Code that draws figures
━━━━━━━━━━━━━━━━

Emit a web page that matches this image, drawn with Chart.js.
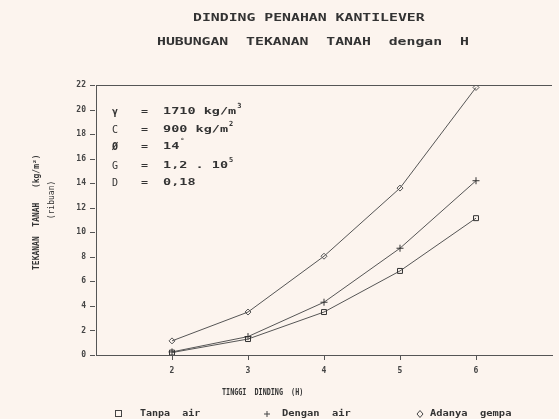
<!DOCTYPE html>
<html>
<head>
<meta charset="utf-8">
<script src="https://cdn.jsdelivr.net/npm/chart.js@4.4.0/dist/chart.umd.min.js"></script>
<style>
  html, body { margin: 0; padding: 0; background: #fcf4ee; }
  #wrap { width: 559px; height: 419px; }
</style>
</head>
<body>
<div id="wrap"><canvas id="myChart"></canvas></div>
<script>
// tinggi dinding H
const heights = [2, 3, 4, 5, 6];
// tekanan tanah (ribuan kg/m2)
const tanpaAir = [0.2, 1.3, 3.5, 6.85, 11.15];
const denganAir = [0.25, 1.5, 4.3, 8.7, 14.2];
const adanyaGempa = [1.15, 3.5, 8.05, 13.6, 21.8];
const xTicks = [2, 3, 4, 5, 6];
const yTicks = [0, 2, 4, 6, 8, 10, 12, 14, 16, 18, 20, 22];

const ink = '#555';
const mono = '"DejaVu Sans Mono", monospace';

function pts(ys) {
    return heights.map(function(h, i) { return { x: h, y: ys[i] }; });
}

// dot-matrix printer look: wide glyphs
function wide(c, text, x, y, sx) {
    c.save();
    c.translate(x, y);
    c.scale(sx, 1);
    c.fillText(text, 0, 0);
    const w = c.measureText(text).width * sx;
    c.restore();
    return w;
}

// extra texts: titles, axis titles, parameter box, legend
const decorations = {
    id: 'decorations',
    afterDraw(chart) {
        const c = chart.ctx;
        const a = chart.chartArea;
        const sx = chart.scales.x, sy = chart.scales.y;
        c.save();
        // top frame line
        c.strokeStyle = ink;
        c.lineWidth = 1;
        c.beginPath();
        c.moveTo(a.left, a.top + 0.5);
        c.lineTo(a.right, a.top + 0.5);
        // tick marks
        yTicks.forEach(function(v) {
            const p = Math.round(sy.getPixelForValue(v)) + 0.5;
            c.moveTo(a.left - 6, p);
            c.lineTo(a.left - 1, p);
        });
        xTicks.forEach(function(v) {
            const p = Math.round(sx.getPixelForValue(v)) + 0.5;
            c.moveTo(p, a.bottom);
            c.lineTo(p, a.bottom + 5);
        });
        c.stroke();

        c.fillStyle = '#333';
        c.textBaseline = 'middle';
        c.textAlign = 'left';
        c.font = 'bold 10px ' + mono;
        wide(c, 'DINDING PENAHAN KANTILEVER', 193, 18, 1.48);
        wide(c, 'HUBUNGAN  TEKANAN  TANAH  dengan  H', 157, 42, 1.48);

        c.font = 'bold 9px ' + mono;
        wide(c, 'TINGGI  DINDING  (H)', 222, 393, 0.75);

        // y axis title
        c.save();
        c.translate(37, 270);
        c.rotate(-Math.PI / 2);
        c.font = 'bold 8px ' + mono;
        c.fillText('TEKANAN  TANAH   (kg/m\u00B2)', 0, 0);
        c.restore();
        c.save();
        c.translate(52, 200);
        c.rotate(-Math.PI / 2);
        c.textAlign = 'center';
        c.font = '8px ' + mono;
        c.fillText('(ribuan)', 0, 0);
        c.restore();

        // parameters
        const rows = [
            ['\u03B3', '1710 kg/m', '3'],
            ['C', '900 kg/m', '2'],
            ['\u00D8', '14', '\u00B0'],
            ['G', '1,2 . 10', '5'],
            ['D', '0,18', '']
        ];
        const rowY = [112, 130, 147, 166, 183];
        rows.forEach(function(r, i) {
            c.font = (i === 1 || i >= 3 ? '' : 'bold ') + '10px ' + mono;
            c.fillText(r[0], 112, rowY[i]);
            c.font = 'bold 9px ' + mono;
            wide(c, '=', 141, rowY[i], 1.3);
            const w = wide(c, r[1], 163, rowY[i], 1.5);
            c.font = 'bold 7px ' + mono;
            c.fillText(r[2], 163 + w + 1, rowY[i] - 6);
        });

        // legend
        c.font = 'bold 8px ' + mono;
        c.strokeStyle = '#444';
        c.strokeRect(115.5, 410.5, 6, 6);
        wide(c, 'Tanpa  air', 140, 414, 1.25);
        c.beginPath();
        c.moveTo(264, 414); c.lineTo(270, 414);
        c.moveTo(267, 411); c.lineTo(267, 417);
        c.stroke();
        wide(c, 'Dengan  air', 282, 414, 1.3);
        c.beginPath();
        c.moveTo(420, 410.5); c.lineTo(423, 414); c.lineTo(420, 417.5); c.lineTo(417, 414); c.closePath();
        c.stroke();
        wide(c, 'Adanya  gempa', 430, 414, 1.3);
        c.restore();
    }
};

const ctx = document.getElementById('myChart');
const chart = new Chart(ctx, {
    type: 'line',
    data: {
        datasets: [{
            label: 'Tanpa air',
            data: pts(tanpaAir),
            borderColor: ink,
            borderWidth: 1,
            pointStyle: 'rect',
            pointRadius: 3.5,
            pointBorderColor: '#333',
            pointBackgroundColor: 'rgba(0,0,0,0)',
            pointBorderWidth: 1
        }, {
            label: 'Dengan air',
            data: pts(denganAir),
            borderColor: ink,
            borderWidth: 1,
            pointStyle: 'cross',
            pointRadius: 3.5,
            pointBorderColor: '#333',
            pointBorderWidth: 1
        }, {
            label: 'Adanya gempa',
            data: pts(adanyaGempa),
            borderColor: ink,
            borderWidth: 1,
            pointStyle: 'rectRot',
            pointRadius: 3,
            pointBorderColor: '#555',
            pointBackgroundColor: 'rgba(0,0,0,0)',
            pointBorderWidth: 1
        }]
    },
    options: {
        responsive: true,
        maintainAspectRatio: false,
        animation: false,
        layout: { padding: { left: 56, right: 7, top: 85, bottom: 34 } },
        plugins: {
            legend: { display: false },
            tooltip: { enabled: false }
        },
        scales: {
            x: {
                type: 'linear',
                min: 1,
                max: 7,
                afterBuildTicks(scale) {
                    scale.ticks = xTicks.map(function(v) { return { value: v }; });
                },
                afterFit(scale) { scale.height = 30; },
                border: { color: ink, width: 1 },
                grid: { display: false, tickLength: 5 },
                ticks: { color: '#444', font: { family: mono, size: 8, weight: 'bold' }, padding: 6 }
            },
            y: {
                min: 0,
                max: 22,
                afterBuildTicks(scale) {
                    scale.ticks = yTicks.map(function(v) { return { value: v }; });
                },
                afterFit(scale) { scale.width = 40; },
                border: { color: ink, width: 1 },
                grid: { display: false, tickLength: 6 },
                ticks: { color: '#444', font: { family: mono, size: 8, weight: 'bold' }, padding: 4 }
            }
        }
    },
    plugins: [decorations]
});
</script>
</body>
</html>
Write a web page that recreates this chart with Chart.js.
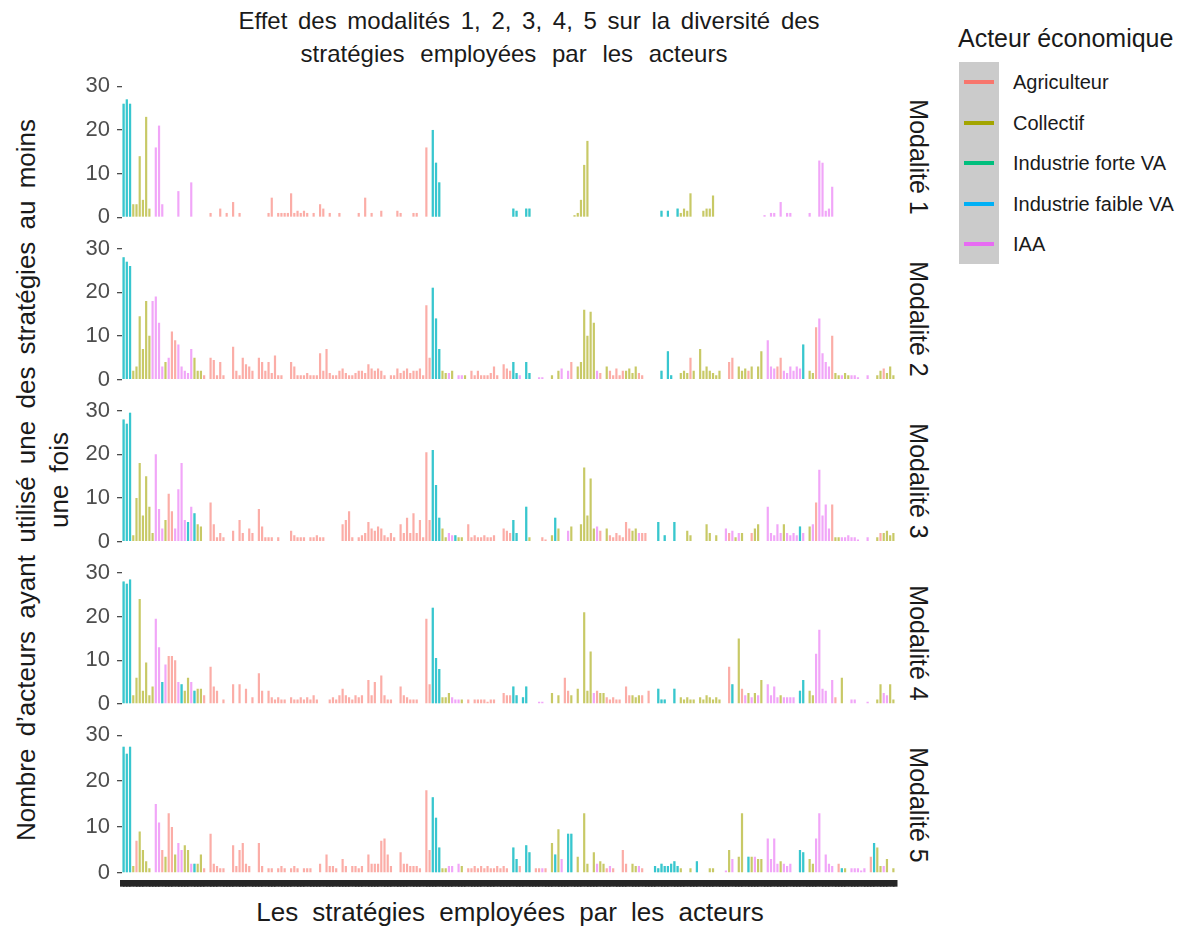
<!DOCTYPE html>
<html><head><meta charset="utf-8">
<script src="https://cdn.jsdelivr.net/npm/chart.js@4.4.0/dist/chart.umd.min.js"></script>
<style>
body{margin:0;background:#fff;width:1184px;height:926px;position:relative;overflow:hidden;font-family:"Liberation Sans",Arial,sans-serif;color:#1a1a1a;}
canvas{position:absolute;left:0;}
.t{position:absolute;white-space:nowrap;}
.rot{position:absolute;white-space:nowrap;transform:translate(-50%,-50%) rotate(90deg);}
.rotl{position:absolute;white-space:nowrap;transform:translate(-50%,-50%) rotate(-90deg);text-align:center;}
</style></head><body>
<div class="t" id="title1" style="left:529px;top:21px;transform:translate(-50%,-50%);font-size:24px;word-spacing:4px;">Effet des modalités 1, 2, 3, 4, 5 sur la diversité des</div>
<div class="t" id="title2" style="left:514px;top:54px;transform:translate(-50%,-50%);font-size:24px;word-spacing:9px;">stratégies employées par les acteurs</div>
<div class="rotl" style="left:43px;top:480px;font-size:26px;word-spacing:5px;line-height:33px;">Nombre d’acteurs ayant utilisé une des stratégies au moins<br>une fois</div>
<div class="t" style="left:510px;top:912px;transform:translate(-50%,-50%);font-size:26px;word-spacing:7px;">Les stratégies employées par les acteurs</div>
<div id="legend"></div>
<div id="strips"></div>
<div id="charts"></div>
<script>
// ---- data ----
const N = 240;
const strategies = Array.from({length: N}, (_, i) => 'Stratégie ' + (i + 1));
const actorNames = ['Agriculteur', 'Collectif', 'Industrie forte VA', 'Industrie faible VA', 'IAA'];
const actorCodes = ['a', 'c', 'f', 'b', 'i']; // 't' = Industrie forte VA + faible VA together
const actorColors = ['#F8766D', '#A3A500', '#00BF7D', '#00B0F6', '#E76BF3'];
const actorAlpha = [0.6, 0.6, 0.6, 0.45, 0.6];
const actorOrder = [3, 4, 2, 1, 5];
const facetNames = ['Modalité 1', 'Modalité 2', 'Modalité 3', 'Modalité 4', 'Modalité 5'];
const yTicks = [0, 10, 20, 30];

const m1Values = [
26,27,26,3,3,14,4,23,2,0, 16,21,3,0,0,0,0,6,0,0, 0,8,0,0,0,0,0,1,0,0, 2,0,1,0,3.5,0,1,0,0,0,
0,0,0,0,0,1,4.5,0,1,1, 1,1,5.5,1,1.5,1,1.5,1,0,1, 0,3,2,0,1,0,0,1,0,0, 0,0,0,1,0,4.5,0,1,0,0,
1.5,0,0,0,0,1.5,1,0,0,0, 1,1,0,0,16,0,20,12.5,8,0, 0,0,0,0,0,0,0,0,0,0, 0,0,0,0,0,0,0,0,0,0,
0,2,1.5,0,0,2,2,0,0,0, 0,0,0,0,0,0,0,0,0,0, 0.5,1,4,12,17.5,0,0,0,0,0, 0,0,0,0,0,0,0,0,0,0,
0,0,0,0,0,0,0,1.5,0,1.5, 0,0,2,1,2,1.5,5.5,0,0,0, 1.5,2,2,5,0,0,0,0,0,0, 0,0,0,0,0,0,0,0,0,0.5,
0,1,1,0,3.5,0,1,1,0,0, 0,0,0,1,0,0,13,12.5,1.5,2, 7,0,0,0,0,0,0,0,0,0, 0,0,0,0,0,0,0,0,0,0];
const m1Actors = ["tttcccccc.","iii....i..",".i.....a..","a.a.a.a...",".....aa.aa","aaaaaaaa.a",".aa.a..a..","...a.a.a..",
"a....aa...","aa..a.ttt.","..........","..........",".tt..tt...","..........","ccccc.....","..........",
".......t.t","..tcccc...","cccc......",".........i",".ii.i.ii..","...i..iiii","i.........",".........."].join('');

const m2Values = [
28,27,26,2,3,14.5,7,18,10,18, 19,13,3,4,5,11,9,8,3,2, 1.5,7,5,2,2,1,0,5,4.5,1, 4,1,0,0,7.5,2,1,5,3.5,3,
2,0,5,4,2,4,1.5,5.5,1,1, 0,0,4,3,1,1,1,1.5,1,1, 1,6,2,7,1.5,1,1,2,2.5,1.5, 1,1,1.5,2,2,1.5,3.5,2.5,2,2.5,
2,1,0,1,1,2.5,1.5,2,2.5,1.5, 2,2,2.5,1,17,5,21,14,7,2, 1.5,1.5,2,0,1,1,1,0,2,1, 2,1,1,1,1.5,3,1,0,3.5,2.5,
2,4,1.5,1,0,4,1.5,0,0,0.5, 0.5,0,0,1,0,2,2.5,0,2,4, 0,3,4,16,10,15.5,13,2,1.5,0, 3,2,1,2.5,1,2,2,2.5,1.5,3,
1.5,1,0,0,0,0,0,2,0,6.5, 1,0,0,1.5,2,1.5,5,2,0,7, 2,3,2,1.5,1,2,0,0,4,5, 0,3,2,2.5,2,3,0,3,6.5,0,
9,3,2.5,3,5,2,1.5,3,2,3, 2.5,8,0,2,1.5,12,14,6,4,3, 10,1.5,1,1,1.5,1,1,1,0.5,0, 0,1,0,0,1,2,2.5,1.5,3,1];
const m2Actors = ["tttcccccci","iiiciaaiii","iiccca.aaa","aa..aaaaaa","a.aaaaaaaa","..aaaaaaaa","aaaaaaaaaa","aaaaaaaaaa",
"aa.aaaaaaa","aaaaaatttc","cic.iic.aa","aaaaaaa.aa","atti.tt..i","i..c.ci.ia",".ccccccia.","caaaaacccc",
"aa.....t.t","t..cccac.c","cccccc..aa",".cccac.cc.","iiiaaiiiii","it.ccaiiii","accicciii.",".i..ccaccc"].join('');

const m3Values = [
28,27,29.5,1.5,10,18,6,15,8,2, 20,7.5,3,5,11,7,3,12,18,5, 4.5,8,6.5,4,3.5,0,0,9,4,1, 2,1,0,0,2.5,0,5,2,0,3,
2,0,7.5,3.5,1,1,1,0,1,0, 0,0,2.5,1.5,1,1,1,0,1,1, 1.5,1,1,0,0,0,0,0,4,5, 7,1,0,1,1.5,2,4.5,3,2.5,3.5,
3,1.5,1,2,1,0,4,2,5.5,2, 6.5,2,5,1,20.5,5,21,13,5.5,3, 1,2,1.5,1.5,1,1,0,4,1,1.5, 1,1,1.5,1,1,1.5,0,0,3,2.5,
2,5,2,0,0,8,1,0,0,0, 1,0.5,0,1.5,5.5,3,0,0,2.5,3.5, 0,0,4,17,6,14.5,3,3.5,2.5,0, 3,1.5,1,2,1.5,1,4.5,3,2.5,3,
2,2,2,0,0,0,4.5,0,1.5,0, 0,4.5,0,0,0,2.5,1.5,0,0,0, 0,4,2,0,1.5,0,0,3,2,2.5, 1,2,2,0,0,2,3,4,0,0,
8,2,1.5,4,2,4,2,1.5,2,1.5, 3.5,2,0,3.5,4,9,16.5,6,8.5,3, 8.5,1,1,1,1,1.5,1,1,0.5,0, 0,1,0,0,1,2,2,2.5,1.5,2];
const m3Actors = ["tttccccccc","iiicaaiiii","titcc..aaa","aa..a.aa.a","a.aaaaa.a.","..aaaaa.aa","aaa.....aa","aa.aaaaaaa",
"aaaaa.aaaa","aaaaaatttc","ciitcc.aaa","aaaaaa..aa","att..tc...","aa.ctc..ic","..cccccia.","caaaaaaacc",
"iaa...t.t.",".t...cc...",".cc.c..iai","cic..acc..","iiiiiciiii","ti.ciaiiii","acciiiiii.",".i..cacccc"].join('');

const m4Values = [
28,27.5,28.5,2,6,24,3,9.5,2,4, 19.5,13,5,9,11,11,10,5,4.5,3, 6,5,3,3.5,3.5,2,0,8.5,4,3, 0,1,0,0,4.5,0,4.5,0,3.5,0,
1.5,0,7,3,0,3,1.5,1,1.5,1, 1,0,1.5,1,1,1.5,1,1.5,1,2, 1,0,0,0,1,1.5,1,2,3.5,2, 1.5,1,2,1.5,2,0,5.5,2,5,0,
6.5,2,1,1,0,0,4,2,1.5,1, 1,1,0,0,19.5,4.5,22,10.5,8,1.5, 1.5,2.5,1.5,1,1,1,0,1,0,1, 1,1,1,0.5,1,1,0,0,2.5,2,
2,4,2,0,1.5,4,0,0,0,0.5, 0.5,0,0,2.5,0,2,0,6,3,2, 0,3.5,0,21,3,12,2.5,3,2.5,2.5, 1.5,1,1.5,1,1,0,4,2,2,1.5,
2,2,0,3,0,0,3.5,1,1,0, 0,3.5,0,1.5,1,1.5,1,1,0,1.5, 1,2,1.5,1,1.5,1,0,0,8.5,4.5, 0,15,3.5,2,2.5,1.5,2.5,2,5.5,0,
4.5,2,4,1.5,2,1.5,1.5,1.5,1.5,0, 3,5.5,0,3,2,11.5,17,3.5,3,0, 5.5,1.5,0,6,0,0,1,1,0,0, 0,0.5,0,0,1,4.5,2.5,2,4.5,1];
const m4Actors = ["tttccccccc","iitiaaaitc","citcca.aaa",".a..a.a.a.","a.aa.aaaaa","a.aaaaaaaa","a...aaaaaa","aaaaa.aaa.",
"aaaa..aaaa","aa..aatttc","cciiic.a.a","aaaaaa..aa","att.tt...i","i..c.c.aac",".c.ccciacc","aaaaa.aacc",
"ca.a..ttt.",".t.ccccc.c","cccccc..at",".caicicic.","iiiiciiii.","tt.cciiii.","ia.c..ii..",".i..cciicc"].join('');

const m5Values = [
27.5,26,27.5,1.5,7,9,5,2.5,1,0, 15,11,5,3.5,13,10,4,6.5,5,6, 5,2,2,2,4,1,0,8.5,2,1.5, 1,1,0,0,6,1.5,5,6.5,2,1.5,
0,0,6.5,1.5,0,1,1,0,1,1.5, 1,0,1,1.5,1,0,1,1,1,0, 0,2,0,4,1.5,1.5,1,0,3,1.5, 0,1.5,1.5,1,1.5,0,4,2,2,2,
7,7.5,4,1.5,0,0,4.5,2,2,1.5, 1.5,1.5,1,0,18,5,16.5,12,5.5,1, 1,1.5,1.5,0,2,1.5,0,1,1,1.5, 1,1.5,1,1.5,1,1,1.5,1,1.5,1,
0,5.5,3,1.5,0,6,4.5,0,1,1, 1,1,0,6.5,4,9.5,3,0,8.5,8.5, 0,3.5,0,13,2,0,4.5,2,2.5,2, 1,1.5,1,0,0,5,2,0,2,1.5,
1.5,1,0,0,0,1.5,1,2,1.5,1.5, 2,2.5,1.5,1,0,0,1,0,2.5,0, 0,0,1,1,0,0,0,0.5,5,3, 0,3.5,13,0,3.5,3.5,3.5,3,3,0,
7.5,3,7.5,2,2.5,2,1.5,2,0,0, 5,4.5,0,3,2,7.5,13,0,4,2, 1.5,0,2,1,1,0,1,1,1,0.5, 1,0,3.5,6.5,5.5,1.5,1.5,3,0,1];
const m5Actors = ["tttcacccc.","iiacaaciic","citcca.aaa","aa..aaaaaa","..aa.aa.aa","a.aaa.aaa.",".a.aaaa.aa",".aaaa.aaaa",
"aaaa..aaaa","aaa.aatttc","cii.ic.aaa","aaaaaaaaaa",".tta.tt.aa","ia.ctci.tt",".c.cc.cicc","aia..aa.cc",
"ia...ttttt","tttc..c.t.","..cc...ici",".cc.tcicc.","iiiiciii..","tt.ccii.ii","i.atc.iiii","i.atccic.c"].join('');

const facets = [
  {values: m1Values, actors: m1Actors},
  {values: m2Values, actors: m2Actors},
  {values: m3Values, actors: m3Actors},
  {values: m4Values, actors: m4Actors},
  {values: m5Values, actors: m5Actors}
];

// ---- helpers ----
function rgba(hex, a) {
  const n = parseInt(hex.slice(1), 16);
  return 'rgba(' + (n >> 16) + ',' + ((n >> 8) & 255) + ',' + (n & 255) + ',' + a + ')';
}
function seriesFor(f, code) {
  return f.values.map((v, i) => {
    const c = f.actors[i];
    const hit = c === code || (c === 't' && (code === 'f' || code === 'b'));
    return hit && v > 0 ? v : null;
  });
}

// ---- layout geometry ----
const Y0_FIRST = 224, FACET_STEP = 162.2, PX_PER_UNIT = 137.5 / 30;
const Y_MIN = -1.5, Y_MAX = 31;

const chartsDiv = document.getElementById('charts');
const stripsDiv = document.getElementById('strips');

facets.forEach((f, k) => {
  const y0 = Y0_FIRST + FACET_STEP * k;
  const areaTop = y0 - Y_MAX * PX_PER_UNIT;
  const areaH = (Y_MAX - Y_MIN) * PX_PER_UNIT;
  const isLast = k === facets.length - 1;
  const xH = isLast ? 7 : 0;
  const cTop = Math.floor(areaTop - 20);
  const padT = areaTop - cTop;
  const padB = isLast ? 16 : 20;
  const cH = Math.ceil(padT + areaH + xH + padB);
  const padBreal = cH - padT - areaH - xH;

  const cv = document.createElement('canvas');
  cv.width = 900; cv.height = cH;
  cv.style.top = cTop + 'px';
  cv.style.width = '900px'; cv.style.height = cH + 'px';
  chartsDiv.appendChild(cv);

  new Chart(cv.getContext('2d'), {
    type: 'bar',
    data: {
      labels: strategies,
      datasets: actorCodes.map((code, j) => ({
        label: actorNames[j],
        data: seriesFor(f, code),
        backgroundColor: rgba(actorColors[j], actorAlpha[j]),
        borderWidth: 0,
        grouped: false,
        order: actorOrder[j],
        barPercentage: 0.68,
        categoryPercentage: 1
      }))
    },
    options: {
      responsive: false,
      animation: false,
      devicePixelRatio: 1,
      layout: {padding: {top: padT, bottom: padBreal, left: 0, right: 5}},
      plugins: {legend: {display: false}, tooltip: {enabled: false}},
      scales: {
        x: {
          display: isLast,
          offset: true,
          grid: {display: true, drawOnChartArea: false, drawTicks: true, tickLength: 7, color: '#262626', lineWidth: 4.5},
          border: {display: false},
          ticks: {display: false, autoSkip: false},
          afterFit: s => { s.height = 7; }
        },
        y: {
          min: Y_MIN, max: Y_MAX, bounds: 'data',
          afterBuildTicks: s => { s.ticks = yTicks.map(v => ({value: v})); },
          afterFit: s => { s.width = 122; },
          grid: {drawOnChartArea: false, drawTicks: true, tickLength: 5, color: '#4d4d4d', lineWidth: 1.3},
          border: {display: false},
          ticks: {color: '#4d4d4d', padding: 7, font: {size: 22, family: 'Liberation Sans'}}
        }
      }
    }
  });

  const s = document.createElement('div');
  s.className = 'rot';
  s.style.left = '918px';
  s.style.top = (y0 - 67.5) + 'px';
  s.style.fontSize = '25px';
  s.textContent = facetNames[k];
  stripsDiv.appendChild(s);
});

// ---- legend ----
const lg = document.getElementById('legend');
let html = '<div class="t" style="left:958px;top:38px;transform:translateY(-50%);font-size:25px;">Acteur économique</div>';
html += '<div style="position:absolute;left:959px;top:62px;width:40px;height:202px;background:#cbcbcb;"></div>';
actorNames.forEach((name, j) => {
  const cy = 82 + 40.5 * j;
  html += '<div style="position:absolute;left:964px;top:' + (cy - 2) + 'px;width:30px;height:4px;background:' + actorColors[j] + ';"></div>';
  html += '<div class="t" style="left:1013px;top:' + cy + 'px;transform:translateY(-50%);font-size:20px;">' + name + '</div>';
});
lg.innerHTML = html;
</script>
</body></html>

━━━━━━━━━━━━━━━━

Begin with the first line of the entries above and write out each line exactly, ending with the line containing "157, 42, 1.48);". Leave out pictures.

Emit a web page that matches this image, drawn with Chart.js.
<!DOCTYPE html>
<html>
<head>
<meta charset="utf-8">
<script src="https://cdn.jsdelivr.net/npm/chart.js@4.4.0/dist/chart.umd.min.js"></script>
<style>
  html, body { margin: 0; padding: 0; background: #fcf4ee; }
  #wrap { width: 559px; height: 419px; }
</style>
</head>
<body>
<div id="wrap"><canvas id="myChart"></canvas></div>
<script>
// tinggi dinding H
const heights = [2, 3, 4, 5, 6];
// tekanan tanah (ribuan kg/m2)
const tanpaAir = [0.2, 1.3, 3.5, 6.85, 11.15];
const denganAir = [0.25, 1.5, 4.3, 8.7, 14.2];
const adanyaGempa = [1.15, 3.5, 8.05, 13.6, 21.8];
const xTicks = [2, 3, 4, 5, 6];
const yTicks = [0, 2, 4, 6, 8, 10, 12, 14, 16, 18, 20, 22];

const ink = '#555';
const mono = '"DejaVu Sans Mono", monospace';

function pts(ys) {
    return heights.map(function(h, i) { return { x: h, y: ys[i] }; });
}

// dot-matrix printer look: wide glyphs
function wide(c, text, x, y, sx) {
    c.save();
    c.translate(x, y);
    c.scale(sx, 1);
    c.fillText(text, 0, 0);
    const w = c.measureText(text).width * sx;
    c.restore();
    return w;
}

// extra texts: titles, axis titles, parameter box, legend
const decorations = {
    id: 'decorations',
    afterDraw(chart) {
        const c = chart.ctx;
        const a = chart.chartArea;
        const sx = chart.scales.x, sy = chart.scales.y;
        c.save();
        // top frame line
        c.strokeStyle = ink;
        c.lineWidth = 1;
        c.beginPath();
        c.moveTo(a.left, a.top + 0.5);
        c.lineTo(a.right, a.top + 0.5);
        // tick marks
        yTicks.forEach(function(v) {
            const p = Math.round(sy.getPixelForValue(v)) + 0.5;
            c.moveTo(a.left - 6, p);
            c.lineTo(a.left - 1, p);
        });
        xTicks.forEach(function(v) {
            const p = Math.round(sx.getPixelForValue(v)) + 0.5;
            c.moveTo(p, a.bottom);
            c.lineTo(p, a.bottom + 5);
        });
        c.stroke();

        c.fillStyle = '#333';
        c.textBaseline = 'middle';
        c.textAlign = 'left';
        c.font = 'bold 10px ' + mono;
        wide(c, 'DINDING PENAHAN KANTILEVER', 193, 18, 1.48);
        wide(c, 'HUBUNGAN  TEKANAN  TANAH  dengan  H', 157, 42, 1.48);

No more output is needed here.